Tuesday, March 10, 2015

A Fifty-Year Silence Review

Check out this book on Amazon
 
How did I love this book? Let me count the ways...
I got lost in it, which is exactly what I needed. Her journey became mine. I was completely invested in finding out the secrets that consumed the writer and main character, but in the end, like Mirandali, I found so much more than facts as answers.
 
As a child I has a Frenchman for an uncle. My mother's sister had married a darling little Frenchman, short, funny, and loving. It was like Christmas every day when he was around because he was not only always ready to have a good time, but he would bend down on one knee and actually look me in the eyes and listen to me as if what I had to say was actually of merit. He liked to laugh and he made me feel happy. He was handsome and my friends were all jealous (or so I thought) that this wonderful man was my family. Maybe that's why I have always had a penchant for things French.

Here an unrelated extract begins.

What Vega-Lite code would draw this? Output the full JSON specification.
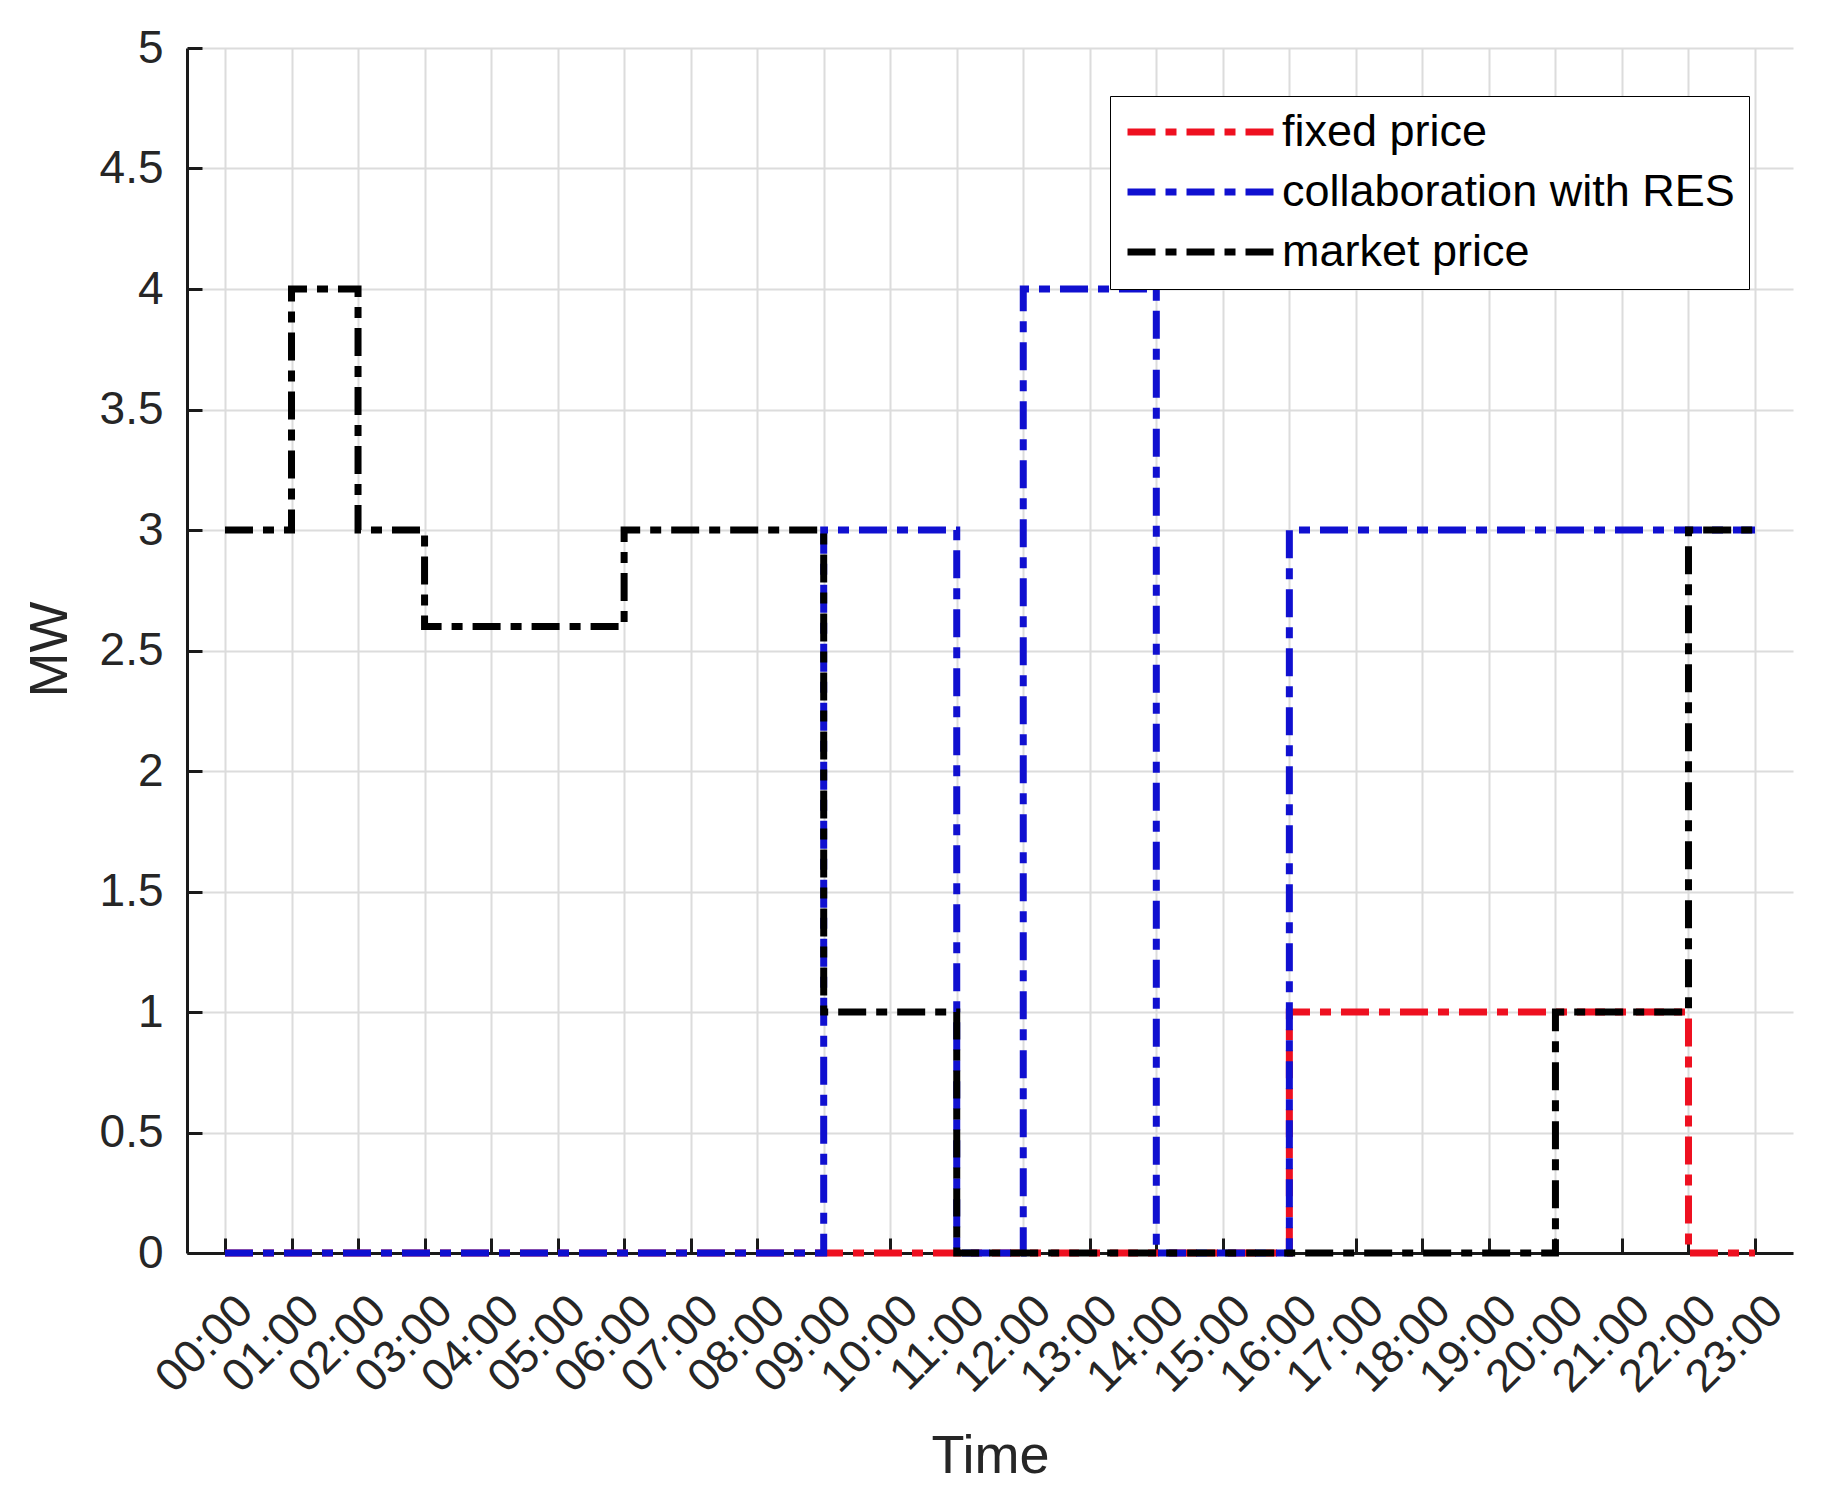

Although his promise of a visit to his mother's home in France if I learned the language didn't help me muster through a French class, it did produce in me a fondness for French food- especially cheeses. I'm learning to make a raw goat milk Crottin this year. I think I will perfect it and call it Crottin de Alain in his honor. I miss him.
 
Back to the book- I also have a serious fascination for WWII and the holocaust and the survivors. I feel strongly that as horrible as the truth about it all is, it needs to be read and discussed. It seems like we owe it to all of those people who lived and died and suffered then. The ones who suffer now.
 
A Fifity-Year Silence is brilliantly written. Mrs. Mouillot is a polished writer. She writes deeply and well. Her journey to find out the truth of her family's tragedy and thus her own (many holocaust survivors have somehow passed down fears and anxiety to their children and grandchildren, all the while keeping the horrors locked away tight. How does this happen?) takes her to Europe and a rock pile of an old house her grandparents still own and fight about in the South of France. Her romantic ideas are often squelched by real life; the cold, vandalizing neighbors, lack of funds. I admire her for her tenacity, which is so like her Grandmother's. She was determined to live in that house.
 
In this book I got to know a family, not just Miranda herself. I felt her grandfather and his fussy ways was mine, and her zesty, vivacious grandmother was mine too!  I fell in love with them and felt some ownership in the history- that's the mark of a good writer.. Again, she's brilliant. I couldn't put it down but I hated for it to end. This one I will keep on my shelf just in case I find myself wanting to visit La Roche again.
*I was given a copy of this book from the publisher at no cost in exchange for a written, unbiased online review.